То, что фотография, несмотря на все свои потенциальные связи с иконой, не может функционировать в качестве иконы, неудивительно. В конце концов, фотография — такое же западное изобретение, как и станковая живопись, и, таким образом, связана не только с проблематичным индивидуализмом, проявленным в работах Гольбейна и Мантеньи, но и с другим предметом особой ненависти Достоевского — свойственным западной культуре доверием и благоговением перед технологией и наукой. Хотя фотография может многое, она не в состоянии дать образец того, как жизнь Христа может быть повторена в наши дни. Несмотря на то что фотография, подобно иконе, воспроизводима, она существует во времени и принадлежит только земному миру.
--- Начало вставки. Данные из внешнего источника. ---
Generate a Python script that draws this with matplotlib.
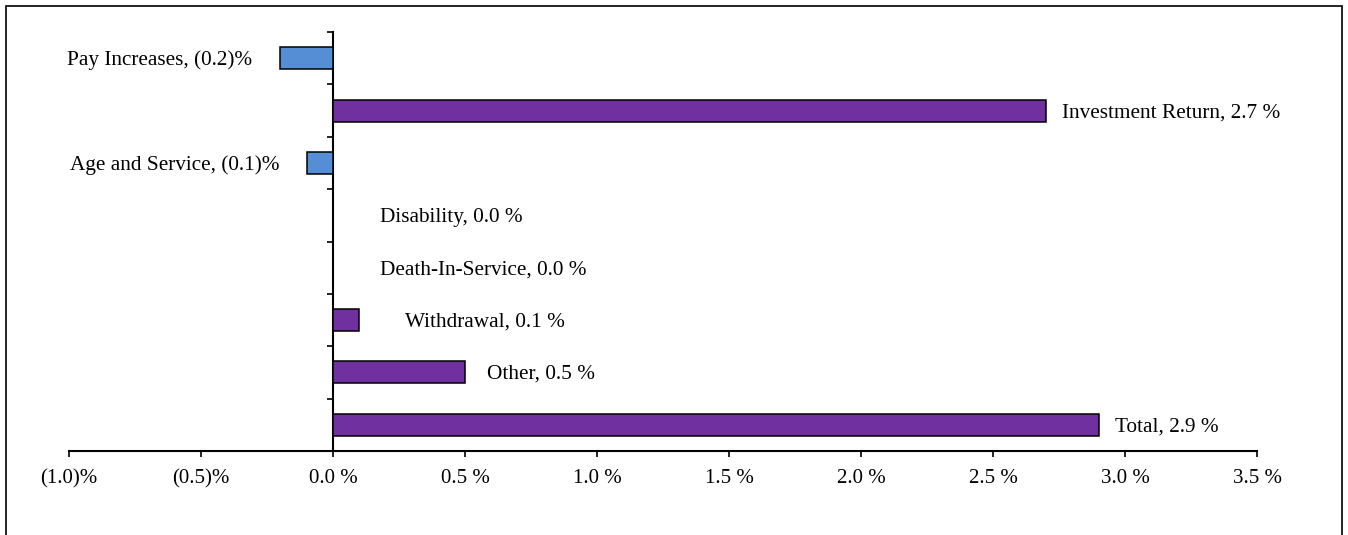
import matplotlib.pyplot as plt
from matplotlib.patches import Rectangle

# categories and values (percent)
categories = ["Pay Increases", "Investment Return", "Age and Service", "Disability",
              "Death-In-Service", "Withdrawal", "Other", "Total"]
values = [-0.2, 2.7, -0.1, 0.0, 0.0, 0.1, 0.5, 2.9]
bar_labels = ["Pay Increases, (0.2)%", "Investment Return, 2.7 %", "Age and Service, (0.1)%",
              "Disability, 0.0 %", "Death-In-Service, 0.0 %", "Withdrawal, 0.1 %",
              "Other, 0.5 %", "Total, 2.9 %"]
xticks = [-1.0, -0.5, 0.0, 0.5, 1.0, 1.5, 2.0, 2.5, 3.0, 3.5]
xtick_labels = ["(1.0)%", "(0.5)%", "0.0 %", "0.5 %", "1.0 %", "1.5 %",
                "2.0 %", "2.5 %", "3.0 %", "3.5 %"]

# label gap from bar end, in pixels (Excel placed them unevenly)
gaps = [28, 16, 27, 47, 47, 46, 22, 16]

plt.rcParams['font.family'] = ['Liberation Serif', 'DejaVu Serif']

fig = plt.figure(figsize=(13.48, 5.35), dpi=100)
ax = fig.add_axes([0.0512, 0.157, 0.8813, 0.783])

colors = ["#558ED5" if v < 0 else "#7030A0" for v in values]
ypos = list(range(len(categories)))
ax.barh(ypos, values, height=0.42, color=colors, edgecolor="black", linewidth=1.1, zorder=3)

for y, v, lab, g in zip(ypos, values, bar_labels, gaps):
    if v < 0:
        ax.annotate(lab, (v, y), xytext=(-g * 0.72, -1.5), textcoords="offset points",
                    ha="right", va="center", fontsize=15.3)
    else:
        ax.annotate(lab, (v, y), xytext=(g * 0.72, -1.5), textcoords="offset points",
                    ha="left", va="center", fontsize=15.3)

ax.set_xlim(-1.0, 3.5)
ax.set_ylim(len(categories) - 0.5, -0.5)
ax.set_xticks(xticks)
ax.set_xticklabels(xtick_labels, fontsize=15)
ax.tick_params(axis="x", direction="out", length=4, width=1.2, pad=9)

ax.set_yticks([i - 0.5 for i in range(len(categories) + 1)])
ax.set_yticklabels([])
ax.tick_params(axis="y", direction="out", length=4, width=1.2)

ax.spines["left"].set_position(("data", 0))
ax.spines["left"].set_linewidth(1.5)
ax.spines["bottom"].set_linewidth(1.5)
ax.spines["top"].set_visible(False)
ax.spines["right"].set_visible(False)

# outer chart border (bottom edge falls outside the picture)
fig.patches.append(Rectangle((6 / 1348, -0.2), 1336 / 1348, 1.2 - 6 / 535,
                             transform=fig.transFigure, fill=False,
                             edgecolor="black", linewidth=1.2))

fig.savefig("out.png", dpi=100)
Чрезвычайно любопытен тот факт, что в “Идиоте”, несмотря на все шумные выступления Мышкина в защиту православия и несмотря на всю описательность романа, не упомянуто ни одной иконы. Наоборот, визуальная образность полностью списана с жанров западного изобразительного искусства и фотографии. Просто повторим, что в “Идиоте” Христос визуально представим лишь двумя возможными способами: в виде западной картины или в виде фотографии. С точки зрения Достоевского, ни то, ни другое неприемлемо. Мышкин, таким образом, разрывается между двумя западными видами искусства, ни один из которых не может разрешить стоящую перед ним задачу: кЗк совершенно благонамеренный и чуть ли не святой человек может сам повторить или найти прототип Иисуса в этом мире. Единственный способ сделать это — представить человеческую жизнь как верное иконическое соответствие ее прототипу. Но в этом-то и состоит главная трудность, поскольку Мышкину недоступно никакое православное решение стоящей перед ним задачи. В этом отношении поучительно сопоставить явный провал Мышкина в “Идиоте” с хотя бы частичным успехом Алеши Карамазова. Говоря более конкретно, я хотел бы сравнить финал раннего романа со сценой в “Братьях Карамазовых”, где Алешу приводит на грань отчаяния то, что после смерти отца Зосимы не происходит чуда. Однако, в противоположность Мышкину, Алеша, хотя и падает духом, но не окончательно. Причиной тому именно визуальная образность, к которой может обратиться герой. Мышкин, несмотря на все свои выступления в защиту православия, в визуальной сфере полностью принадлежит Западу. В распоряжении Алеши, с другой стороны, находится все богатство русской иконописной традиции, и на базе этой традиции он заново строит свою веру [40].